Online courses are those in which students and instructors are not in the same physical space at the same time; instead, they interact online (via the Internet) and students do not have to come to the campus to attend class. If you have a PC and a reliable Internet connection, you will be able to interact with your instructor and other students to complete the activities and objectives of the course at any time and from any place. Many students who have taken online courses in the past mention that they love the flexibility that online courses offer them.
What coursework is required in an online class?
There are usually weekly readings/lectures, assignments, projects and/or journals, discussion boards and live chat sessions throughout the term. Each of these is worth a certain percentage of your final grade.
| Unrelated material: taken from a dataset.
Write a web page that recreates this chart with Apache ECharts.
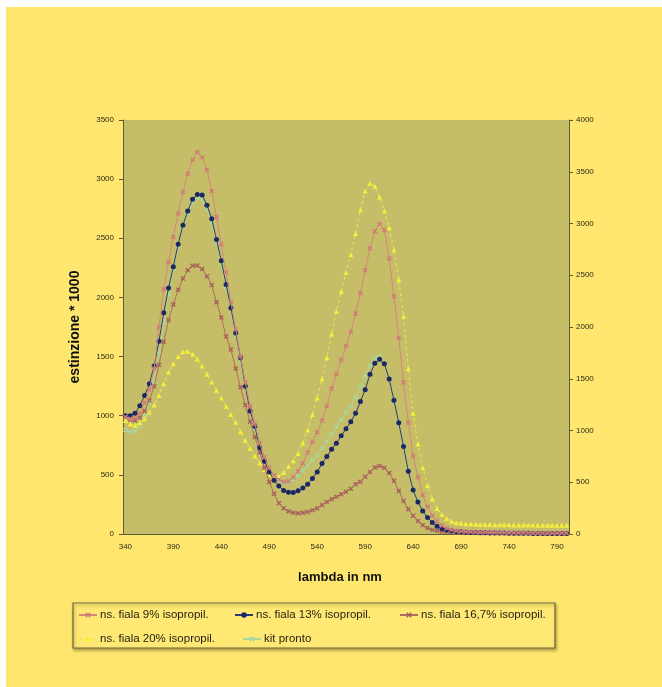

There are weekly deadlines for your work that will be posted in your course site.
What are discussion boards and chat sessions?
Discussion boards are located in an area within the course site where students can read a weekly topic of discussion and post their comments to the course site. They can read other classmates’ and instructor’s comments as well and respond to their postings. This style of communication is considered asynchronous, meaning that you can interact with others in the class but all of you aren’t communicating in the same space at the same time. On the other hand, chat sessions are opportunities to meet with your class at the same place and time (synchronous communication) and are also an important part of the online course. For one-hour each week, the instructor and students may meet in a “live” chat room within the course site and discuss assignments, debate over discussion topics and use this time as a question & answer session.
Is the quality of an online course the same as an on-campus course?
Absolutely! All online classes meet the same course objectives as their in-seat counterparts, and online courses are subject to the same departmental guidelines as in-seat classes. Most of our online instructors also teach in-seat classes, so they often require both online and in-seat students to complete the same assignments.
Are online courses easier than traditional, on-campus courses?
Absolutely not! Unfortunately, some students often have the misperception that online courses will be easier than on-campus courses, and this is simply not true. While in an online course you have greater flexibility in terms of when you complete your coursework, the amount and nature of that coursework will be comparable to that assigned in an on-campus course. Additionally, the amount of reading and writing online students are required to do is quite extensive. Remember, one of the biggest challenges faced by online students is managing their time, so it is important that you are able to manage your time wisely and maintain self-motivation. Also COMMUNICATION IS THE KEY! Students need to remember to stay in constant contact with his/her instructor during the term. The instructor won’t know what the student is thinking if the student doesn't stay in communication with him/her.
How much time do I have to complete an online course?
Terms for online classes run parallel to terms for on-campus classes. Like on-campus classes, online classes have a specific start date and end date, and you are required to complete all assigned coursework during the specified time. In most cases, your instructor will have deadlines set throughout the term for assignments and course work, so you are encouraged to complete the work throughout the five week term, rather than all at the beginning or all at the end. Because online classes require frequent interaction with your classmates, it would be impossible to complete the entire class early.
What is the difference between online and correspondence courses?
While correspondence courses sometimes involve Internet use, online courses offer daily interaction with your instructor and classmates via email, discussion boards and live chat sessions. Correspondence courses are designed to complete & mail in coursework and in most cases do not offer the opportunity to communicate in real time with your instructor and classmates.